There were surface spaces, covered spaces, heated spaces, alley spaces — created for the 2,000 or so people that in the day used to work at or visit the former Northern Natural Gas headquarters.

“It’s in a big slew of parking lots,” said Greg Rothermel, development director at NuStyle.

Now NuStyle wants to construct 114 more apartments and two commercial bays on excess lots.

Todd Heistand, who along with his wife, Mary, owns NuStyle, estimates that 330 people live in the existing 194 Highline apartments, completed about two years ago. He says that half the existing 600 or so stalls are vacant at any given time.

Under NuStyle’s plan, a new U-shaped addition would be constructed, with four stories and an outdoor swimming pool, a rarity for apartments in the downtown/midtown Omaha area.

The $16.7 million structure, at 2100 Douglas St., would be southeast of its taller Highline counterpart. They’d be considered parts of the same complex, which is across Dodge Street from the Joslyn Art Museum and Central High School.

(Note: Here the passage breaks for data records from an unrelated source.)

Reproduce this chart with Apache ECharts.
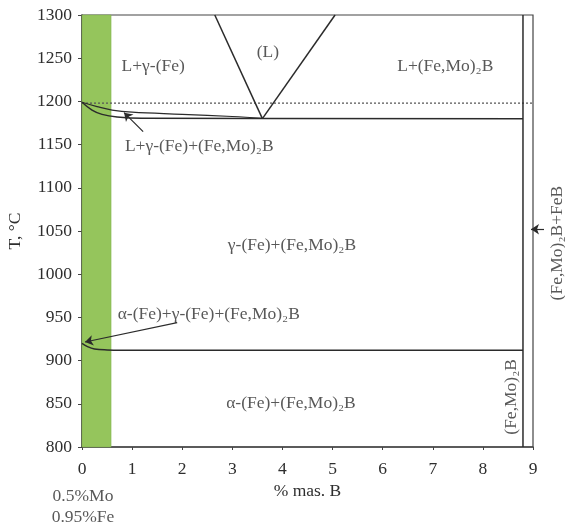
<!DOCTYPE html>
<html>
<head>
<meta charset="utf-8">
<script src="https://cdn.jsdelivr.net/npm/echarts@6/dist/echarts.min.js"></script>
<style>html,body{margin:0;padding:0;background:#fff}#c{width:565px;height:522px}</style>
</head>
<body>
<div id="c"></div>
<script>
// ---- data ----
const xRange = [0, 9];
const yRange = [800, 1300];
const greenBand = [[0, 800], [0.58, 1300]];
const liquidusLeft = [[2.65, 1300], [3.6, 1180]];
const liquidusRight = [[3.6, 1180], [5.05, 1300]];
const eutecticLine = [[0, 1199], [0.2, 1190], [0.4, 1185], [0.7, 1182], [1.2, 1180.5], [8.8, 1180]];
const upperCurve = [[0, 1199], [0.3, 1194], [0.6, 1190], [1, 1187.5], [2, 1185], [3, 1182.5], [3.6, 1180.5]];
const dottedLine = [[0, 1198], [9, 1198]];
const eutectoidLine = [[0, 920], [0.1, 916.5], [0.25, 913.5], [0.5, 912.3], [0.8, 912], [8.8, 912]];
const boridePhase = [[8.8, 800], [8.8, 1300]];
const arrows = [
  [[1.22, 1165], [0.84, 1187]],
  [[1.9, 944], [0.06, 921.5]],
  [[9.22, 1052], [8.96, 1052]]
];
const labels = [
  { text: 'L+γ-(Fe)', pos: [1.42, 1241], rotate: 0 },
  { text: '(L)', pos: [3.71, 1257], rotate: 0 },
  { text: 'L+(Fe,Mo)₂B', pos: [7.25, 1241], rotate: 0 },
  { text: 'L+γ-(Fe)+(Fe,Mo)₂B', pos: [2.34, 1148], rotate: 0 },
  { text: 'γ-(Fe)+(Fe,Mo)₂B', pos: [4.19, 1033], rotate: 0 },
  { text: 'α-(Fe)+γ-(Fe)+(Fe,Mo)₂B', pos: [2.53, 954], rotate: 0 },
  { text: 'α-(Fe)+(Fe,Mo)₂B', pos: [4.17, 851], rotate: 0 },
  { text: '(Fe,Mo)₂B', pos: [8.56, 858], rotate: 90 },
  { text: '(Fe,Mo)₂B+FeB', pos: [9.48, 1036], rotate: 90 },
  { text: '0.5%Mo', pos: [0.02, 743], rotate: 0 },
  { text: '0.95%Fe', pos: [0.02, 719], rotate: 0 }
];
const xName = '% mas. B';
const yName = 'T, °C';

// ---- chart ----
const FONT = '"Liberation Serif", "DejaVu Serif", serif';
const FS = 17.5;
const TXT = '#2e2e2e';
const LINE = '#2b2b2b';
const chart = echarts.init(document.getElementById('c'), null, { renderer: 'canvas' });

function lineSeries(data, extra) {
  return Object.assign({
    type: 'line', data: data, symbol: 'none', smooth: false, silent: true,
    lineStyle: { color: LINE, width: 1.5 }, z: 3
  }, extra || {});
}

chart.setOption({
  animation: false,
  backgroundColor: '#fff',
  grid: {
    left: 82, right: 32, top: 15, bottom: 75, outerBoundsMode: 'none', containLabel: false,
    show: true, borderColor: '#444', borderWidth: 1.2, backgroundColor: 'transparent'
  },
  xAxis: {
    type: 'value', min: xRange[0], max: xRange[1], interval: 1,
    name: xName, nameLocation: 'middle', nameGap: 34,
    nameTextStyle: { fontFamily: FONT, fontSize: FS, color: TXT },
    axisLine: { show: true, lineStyle: { color: '#444', width: 1.5 } },
    axisTick: { show: true, length: 3, lineStyle: { color: '#444' } },
    axisLabel: { fontFamily: FONT, fontSize: FS, color: TXT, margin: 13, formatter: v => String(v) },
    splitLine: { show: false }
  },
  yAxis: {
    type: 'value', min: yRange[0], max: yRange[1], interval: 50,
    name: yName, nameLocation: 'middle', nameGap: 58, nameRotate: 90,
    nameTextStyle: { fontFamily: FONT, fontSize: FS, color: TXT },
    axisLine: { show: true, lineStyle: { color: '#444', width: 1.5 } },
    axisTick: { show: true, length: 4, lineStyle: { color: '#444' } },
    axisLabel: { fontFamily: FONT, fontSize: FS, color: TXT, margin: 10, formatter: v => String(v) },
    splitLine: { show: false }
  },
  series: [
    lineSeries([], {
      z: 1,
      markArea: {
        silent: true,
        itemStyle: { color: '#95c55c', borderColor: '#7fae48', borderWidth: 0.5 },
        data: [[{ coord: greenBand[0] }, { coord: greenBand[1] }]]
      }
    }),
    lineSeries(dottedLine, { lineStyle: { color: '#555', width: 1.2, type: [2, 2] } }),
    lineSeries(liquidusLeft),
    lineSeries(liquidusRight),
    lineSeries(eutecticLine, { smooth: 0.4 }),
    lineSeries(upperCurve, { smooth: 0.4, lineStyle: { color: LINE, width: 1.2 } }),
    lineSeries(eutectoidLine, { smooth: 0.4 }),
    lineSeries(boridePhase),
    {
      type: 'lines', coordinateSystem: 'cartesian2d', silent: true, clip: false, z: 4,
      symbol: ['none', 'arrow'], symbolSize: 8,
      lineStyle: { color: LINE, width: 1.2, opacity: 1 },
      data: arrows.map(a => ({ coords: a }))
    },
    {
      type: 'scatter', silent: true, clip: false, symbolSize: 0, z: 5,
      data: labels.map(l => ({
        value: l.pos,
        label: {
          show: true, position: 'inside', formatter: l.text, rotate: l.rotate,
          fontFamily: FONT, fontSize: FS, color: TXT
        }
      }))
    }
  ]
});
</script>
</body>
</html>
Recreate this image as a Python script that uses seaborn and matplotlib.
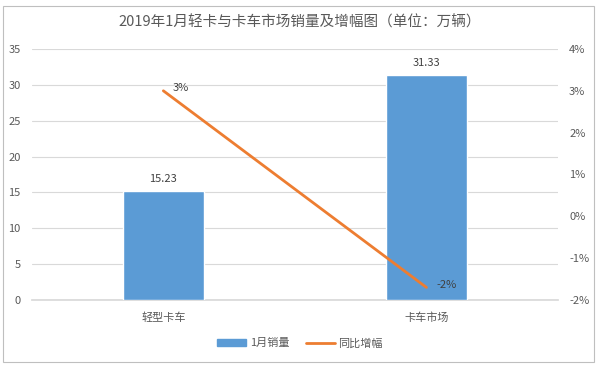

NuStyle has asked the city to approve $2.6 million in tax-increment financing for the latest phase, saying it would not be economically feasible without the public assistance. The TIF request says the project furthers the city’s master plan goals by rehabilitating vacant lots into market-rate apartments and allowing more residents to live in the city’s core.

Two full-time apartment management positions would be created.

Heistand said the infusion of apartments also helps to fulfill a goal of the Joslyn Neighborhood housing study, which noted a need for higher residential density in the area.

The new housing mostly would be one-bedroom units, some two-bedroom and one three-bedroom apartment, with rents ranging from $915 to $1,480. First-floor residences would have walk-out patios, and upper units would have balconies. The 2,000 square feet of commercial space would be on the ground level along Douglas Street.

“That will bring a little street vibrancy to the neighborhood,” said Martin Kluck of Alley Poyner Macchietto Architecture, which designed the structure.

Tenants in the complex would have access to amenities in both buildings. The original Highline has a fitness room, half-size basketball court, rooftop deck with gas grills and an outdoor theater.

The newer one is to include indoor bicycle parking and feature the exterior courtyard and pool.

Completion is scheduled for spring 2016. Even with the new units, Heistand said, the complex should have about 70 extra parking stalls for visitors.

Brick on the new building will match the existing Highline, and Kluck said that Douglas Street passers-by should find the courtyard and facade more appealing than what is there today.

“It’ll be, ‘Wow, it’s nice there’s not a parking lot there anymore,’ ” Kluck said. “We’re better utilizing the parking that is there and helping to regrow the urban fabric of Omaha.”